Anggrek bukan sekadar bunga hias, tetapi puspa bangsa: simbol keindahan, kekayaan hayati Indonesia dan bagian dari identitas budaya serta aset ekonomi yang bernilai tinggi. Namun, di balik keindahan tersebut, ancaman besar tengah mengintai. Perubahan iklim global menjadi momok serius bagi kelangsungan anggrek. Suhu udara yang tidak stabil, curah hujan berubah ekstrem, kemarau panjang dan kelembaban alami hutan yang mulai terganggu menjadi penyebab rentannya habitat anggrek alami.
Hilangnya habitat alami mejadi perkebunan, tambang dan kawasan industri juga menyebabkan anggrek sulit berkembang dengan baik. Anggrek liar mempunyai protokol spesifik, sehingga tidak bisa begitu saja dipindahkan ke lingkungan baru tanpa teknologi yang tepat. Beberapa masalah yang menjadi perhatian penting adalah banyaknya permintaan pasar oleh kolektor yang berdampak meningkatnya perburuan liar. Kolektor memburu anggrek dari hutan tanpa memikirkan keberlangsungan populasi. Hal ini dapat mempercepat kepunahan, apalagi jika dikombinasikan dengan minimnya pengawasan di lapangan.
Anggrek juga dikenal sebagai tanaman sensitif, sehingga perubahan iklim yang signifikan dapat mengganggu pertumbuhan dan bahkan menggagalkan reproduksi. Hal ini menjadi alasan banyak anggrek liar yang tidak lagi berbunga di habitat asli. Selain itu, minimnya kesadaran publik, menjadikan anggrek sekadar menjadi bunga hias untuk kontes atau pajangan, bukan bagian dari warisan biodiversitas yang harus dijaga bersama.
Tentu, mengeluh bukanlah sikap bijak dan apalagi menguntungkan. Lebih dari itu, harus ada beberapa langkah strategis yang perlu nditempuh untuk menjaga anggrek di masa yang akan datang. Pertama, konservasi berbasis komunitas, masyarakat sekitar hutan harus dilibatkan sebagai penjaga utama anggrek. Program adopsi anggrek atau kebun plasma nutfah desa menjadi cara sederhana namun efektif. Masyarakat dapat merasakan manfaat ekonomi sekaligus meningkatkan kepedulian.

Anggrek Vanda Tricolor yang banyak hidup dan berkembang di daratan Jawa.
Kedua, pemanfaatan teknologi biologi modern melalui kultur jaringan, kriopreservasi, hingga rekayasa genetik dengan CRISPR-cas9 bukan lagi wacana, tetapi kebutuhan. Teknologi ini dapat memperbanyak spesies langka, sekaligus penyelamatan dan memperkuat anggrek tahan terhadap stres lingkungan.
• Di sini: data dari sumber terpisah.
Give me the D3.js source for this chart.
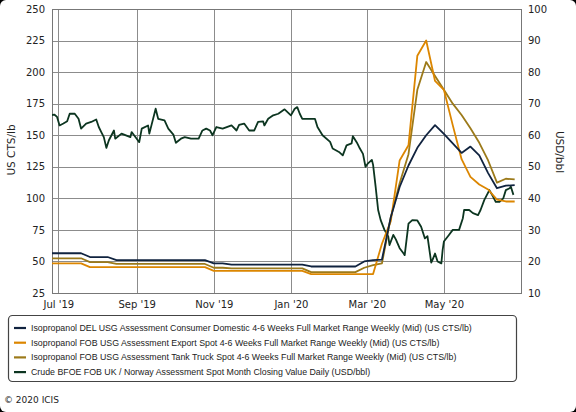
<!DOCTYPE html>
<html>
<head>
<meta charset="utf-8">
<script src="https://cdn.jsdelivr.net/npm/d3@7"></script>
<style>
  html, body { margin: 0; padding: 0; background: #000; }
  svg { display: block; }
  text { font-family: "DejaVu Sans", sans-serif; fill: #222; }
</style>
</head>
<body>
<svg id="chart" width="576" height="412"></svg>
<script>
// weekly isopropanol assessments (Fridays), US CTS/lb
var weekStart = "2019-06-21", weekEnd = "2020-06-26";
var delValues = [
  56.5, 56.5, 56.5, 56.5, 56.5, 53.5, 53.5, 53.5, 51, 51, 51, 51, 51, 51, 51, 51, 51, 51, 51,
  48.5, 48.5, 47.5, 47.5, 47.5, 47.5, 47.5, 47.5, 47.5, 47.5, 47.5, 46, 46, 46, 46, 46, 46,
  50, 51, 51.5, 85, 109, 126, 140, 150, 158, 151, 143.5, 136, 141, 134, 120, 108, 110, 110.5
];
var exportValues = [
  48.5, 48.5, 48.5, 48.5, 48.5, 45.5, 45.5, 45.5, 45.5, 45.5, 45.5, 45.5, 45.5, 45.5, 45.5, 45.5, 45.5, 45.5, 45.5,
  42.5, 42.5, 42.5, 42.5, 42.5, 42.5, 42.5, 42.5, 42.5, 42.5, 42.5, 40, 40, 40, 40, 40, 40,
  40, 40, 64, 82, 130, 142, 213, 225, 193, 186, 158, 131, 117, 111, 107, 99, 97.5, 97.5
];
var truckValues = [
  52.5, 52.5, 52.5, 52.5, 52.5, 49.5, 49.5, 49.5, 48, 48, 48, 48, 48, 48, 48, 48, 48, 48, 48,
  45, 45, 44.5, 44.5, 44.5, 44.5, 44.5, 44.5, 44.5, 44.5, 44.5, 41.5, 41.5, 41.5, 41.5, 41.5, 41.5,
  45, 47, 48.5, 85, 112, 135, 186, 208, 197, 186, 175, 166, 155.5, 144, 130, 112.5, 115.5, 115
];

// daily Brent crude, USD/bbl
var crudeDates = [
  "2019-06-26","2019-06-28","2019-06-30","2019-07-02","2019-07-05","2019-07-08","2019-07-10","2019-07-14",
  "2019-07-17","2019-07-19","2019-07-23","2019-07-27","2019-07-31","2019-08-02","2019-08-04","2019-08-06",
  "2019-08-08","2019-08-10","2019-08-14","2019-08-15","2019-08-20","2019-08-27","2019-08-28","2019-09-01",
  "2019-09-03","2019-09-05","2019-09-10","2019-09-11","2019-09-16","2019-09-18","2019-09-23","2019-09-26",
  "2019-09-30","2019-10-02","2019-10-06","2019-10-09","2019-10-14","2019-10-20","2019-10-23","2019-10-26",
  "2019-10-29","2019-10-31","2019-11-03","2019-11-08","2019-11-15","2019-11-19","2019-11-21","2019-11-25",
  "2019-11-29","2019-12-03","2019-12-06","2019-12-10","2019-12-11","2019-12-14","2019-12-18","2019-12-22",
  "2019-12-27","2020-01-01","2020-01-04","2020-01-06","2020-01-08","2020-01-10","2020-01-16","2020-01-20",
  "2020-01-22","2020-01-26","2020-02-01","2020-02-03","2020-02-08","2020-02-11","2020-02-14","2020-02-18",
  "2020-02-19","2020-02-22","2020-02-24","2020-02-27","2020-02-29","2020-03-02","2020-03-05","2020-03-06",
  "2020-03-08","2020-03-10","2020-03-12","2020-03-15","2020-03-18","2020-03-19","2020-03-22","2020-03-24",
  "2020-03-27","2020-03-30","2020-03-31","2020-04-03","2020-04-06","2020-04-10","2020-04-13","2020-04-16",
  "2020-04-18","2020-04-21","2020-04-22","2020-04-24","2020-04-26","2020-04-29","2020-04-30","2020-05-01",
  "2020-05-05","2020-05-08","2020-05-13","2020-05-16","2020-05-17","2020-05-21","2020-05-24","2020-05-28",
  "2020-05-30","2020-06-02","2020-06-06","2020-06-09","2020-06-11","2020-06-14","2020-06-17","2020-06-19",
  "2020-06-22","2020-06-23","2020-06-25"
];
var crudeValues = [
  66.4, 66.5, 65.8, 63.1, 63.7, 64.4, 66.8, 66.8,
  65.2, 62.1, 63.7, 64.2, 65, 62.6, 61, 59.4,
  56, 58.4, 61.5, 58.9, 60.5, 59.4, 61, 58.9,
  57.8, 62.1, 63.1, 60.5, 68.4, 65.2, 64.7, 62.1,
  60.2, 57.6, 58.9, 59.4, 58.9, 58.9, 61.5, 62.1,
  61.5, 60, 62.6, 62.1, 63.1, 61.5, 63.3, 63.7,
  61.5, 61.5, 64.2, 64.4, 63.1, 65.2, 66.3, 66.8,
  68.2, 66.3, 68.4, 68.9, 66.8, 65.2, 65.2, 65.2,
  62.6, 60, 57.9, 55.8, 54.7, 53.6, 56.8, 57.4,
  59.7, 57.8, 56.2, 54.1, 50, 51.1, 52.2, 50.6,
  43.7, 36.3, 33.1, 30, 27.9, 25.2, 28.4, 27,
  24.2, 22.6, 22, 32, 33.1, 33, 31, 27.3,
  28, 19.6, 20.5, 22.5, 20, 19.4, 23.6, 26.3,
  28.4, 30, 30, 33.7, 36.3, 36.3, 35.3, 34.7,
  36.3, 39.5, 42.6, 40.5, 38.9, 38.9, 40, 42.6,
  43.2, 43.7, 41.1
];

var leftTicks = [25, 50, 75, 100, 125, 150, 175, 200, 225, 250];
var rightTicks = [10, 20, 30, 40, 50, 60, 70, 80, 90, 100];
var monthTicks = ["2019-07-01", "2019-09-01", "2019-11-01", "2020-01-01", "2020-03-01", "2020-05-01"];

var seriesNames = [
  "Isopropanol DEL USG Assessment Consumer Domestic 4-6 Weeks Full Market Range Weekly (Mid) (US CTS/lb)",
  "Isopropanol FOB USG Assessment Export Spot 4-6 Weeks Full Market Range Weekly (Mid) (US CTS/lb)",
  "Isopropanol FOB USG Assessment Tank Truck Spot 4-6 Weeks Full Market Range Weekly (Mid) (US CTS/lb)",
  "Crude BFOE FOB UK / Norway Assessment Spot Month Closing Value Daily (USD/bbl)"
];
var seriesColors = ["#10233f", "#dc8600", "#9c7a1a", "#0c3520"];

var parse = d3.timeParse("%Y-%m-%d");
var svg = d3.select("#chart");
var plotL = 52, plotR = 521, plotT = 9, plotB = 293;

svg.append("rect").attr("width", 576).attr("height", 412).attr("rx", 6).attr("fill", "#fff");

var x = d3.scaleTime().domain([parse("2019-06-26"), parse("2020-07-01")]).range([plotL, plotR]);
var yL = d3.scaleLinear().domain([25, 250]).range([plotB, plotT]);
var yR = d3.scaleLinear().domain([10, 100]).range([plotB, plotT]);

var weeks = d3.timeFriday.range(parse(weekStart), d3.timeDay.offset(parse(weekEnd), 1));

// grid
var grid = svg.append("g").attr("class", "grid");
grid.selectAll(".h").data(leftTicks).enter().append("line")
  .attr("x1", plotL).attr("x2", plotR)
  .attr("y1", function(d){ return Math.round(yL(d)) + 0.5; }).attr("y2", function(d){ return Math.round(yL(d)) + 0.5; })
  .attr("stroke", "#8c8c8c").attr("stroke-width", 1);
grid.selectAll(".v").data(monthTicks).enter().append("line")
  .attr("x1", function(d){ return Math.round(x(parse(d))) + 0.5; }).attr("x2", function(d){ return Math.round(x(parse(d))) + 0.5; })
  .attr("y1", plotT).attr("y2", plotB)
  .attr("stroke", "#8c8c8c").attr("stroke-width", 1);
svg.append("rect").attr("x", plotL + 0.5).attr("y", plotT + 0.5).attr("width", plotR - plotL).attr("height", plotB - plotT)
  .attr("fill", "none").attr("stroke", "#777").attr("stroke-width", 1);

// axes
var axL = svg.append("g").attr("transform", "translate(" + plotL + ",0)")
  .call(d3.axisLeft(yL).tickValues(leftTicks).tickSize(0).tickPadding(7));
var axR = svg.append("g").attr("transform", "translate(" + plotR + ",0)")
  .call(d3.axisRight(yR).tickValues(rightTicks).tickSize(0).tickPadding(7));
var axB = svg.append("g").attr("transform", "translate(0," + plotB + ")")
  .call(d3.axisBottom(x).tickValues(monthTicks.map(parse)).tickFormat(d3.timeFormat("%b '%y")).tickSize(0).tickPadding(8));
[axL, axR, axB].forEach(function(a){
  a.select(".domain").remove();
  a.selectAll("text").style("font-size", "10px").style("font-family", "DejaVu Sans, sans-serif").attr("fill", "#222");
});

svg.append("text").attr("transform", "translate(15,150) rotate(-90)")
  .attr("text-anchor", "middle").style("font-size", "10.5px").text("US CTS/lb");
svg.append("text").attr("transform", "translate(556,152) rotate(90)")
  .attr("text-anchor", "middle").style("font-size", "10.5px").text("USD/bbl");

// lines
svg.append("clipPath").attr("id", "plot").append("rect")
  .attr("x", plotL).attr("y", plotT).attr("width", plotR - plotL).attr("height", plotB - plotT);
var plot = svg.append("g").attr("clip-path", "url(#plot)");

var weekLine = d3.line().x(function(d, i){ return x(weeks[i]); }).y(function(d){ return yL(d); });
var crudeLine = d3.line().x(function(d, i){ return x(parse(crudeDates[i])); }).y(function(d){ return yR(d); });

plot.append("path").datum(crudeValues).attr("d", crudeLine)
  .attr("fill", "none").attr("stroke", seriesColors[3]).attr("stroke-width", 1.8).attr("stroke-linejoin", "round");
plot.append("path").datum(truckValues).attr("d", weekLine)
  .attr("fill", "none").attr("stroke", seriesColors[2]).attr("stroke-width", 1.8).attr("stroke-linejoin", "round");
plot.append("path").datum(exportValues).attr("d", weekLine)
  .attr("fill", "none").attr("stroke", seriesColors[1]).attr("stroke-width", 1.8).attr("stroke-linejoin", "round");
plot.append("path").datum(delValues).attr("d", weekLine)
  .attr("fill", "none").attr("stroke", seriesColors[0]).attr("stroke-width", 1.8).attr("stroke-linejoin", "round");

// legend
svg.append("rect").attr("x", 8.5).attr("y", 315.5).attr("width", 508).attr("height", 66).attr("rx", 4)
  .attr("fill", "#fff").attr("stroke", "#444").attr("stroke-width", 1.2);
var leg = svg.selectAll(".leg").data(seriesNames).enter().append("g")
  .attr("transform", function(d, i){ return "translate(14," + (328 + i * 14.7) + ")"; });
leg.append("line").attr("x1", 0).attr("x2", 12).attr("y1", 0).attr("y2", 0)
  .attr("stroke", function(d, i){ return seriesColors[i]; }).attr("stroke-width", 2.2);
leg.append("text").attr("x", 17).attr("dy", "0.35em")
  .style("font-family", "Liberation Sans, Arial, sans-serif").style("font-size", "8.8px").text(function(d){ return d; });

svg.append("text").attr("x", 4).attr("y", 403).style("font-size", "9px").attr("fill", "#444").text("\u00a9 2020 ICIS");
</script>
</body>
</html>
Ketiga, sinergi perguruan tinggi dan pesantren. Hal ini menjadi kolaborasi yang dapat melahirkan pusat konservasi anggrek berbasis pendidikan dan spiritualitas. Jika pesantren menanam dan merawat anggrek dalam 10 tahun ke depan dapat mencetak gerakan konservasi yang luar biasa besar.
Keempat, regulasi khusus perlindungan harus ditegakkan. Penjagaan hutan lindung bukan hanya sekadar nama dan pemberian ruang budi daya legal untuk kebutuhan pasar. Hal ini penting sebagai bentuk hadirnya pemerintah secara nyata, mengingat anggrek masuk kategori langka yang harus dilindungi dari perdagangan bebas.
Kelima, edukasi publik yang efektif. Langkah ini dapat dilakukan dengan memperkenalkan kepada generasi muda tentang pentingnya konservasi anggrek melalui festival, lomba hingga kurikulum lokal untuk mencintai anggrek untuk konservasi yang lebih terjamin.
Menyelamatkan anggrek Nusantara di tengah ancaman perubahan iklim memang tidak mudah. Namun, bukan berarti kita tidak bisa berbuat apa-apa. Kuncinya adalah sinergi antara ilmu pengetahuan, kebijakan pemerintah, dan kepedulian masyarakat. Jika perguruan tinggi berinovasi, pemerintah melindungi, masyarakat terlibat dan generasi muda mencintai, maka harapan itu masih ada.
Anggrek adalah cermin kita. Konservasi anggrek yang terjaga merupakan bukti keberhasilan melawan krisis. Menyelamatkan anggrek berarti menyelamatkan masa depan Indonesia. (*)
*) Moch. Faizul Huda, Mahasiswa Doktor Biologi, Fakultas Biologi, Universitas Gadjah Mada.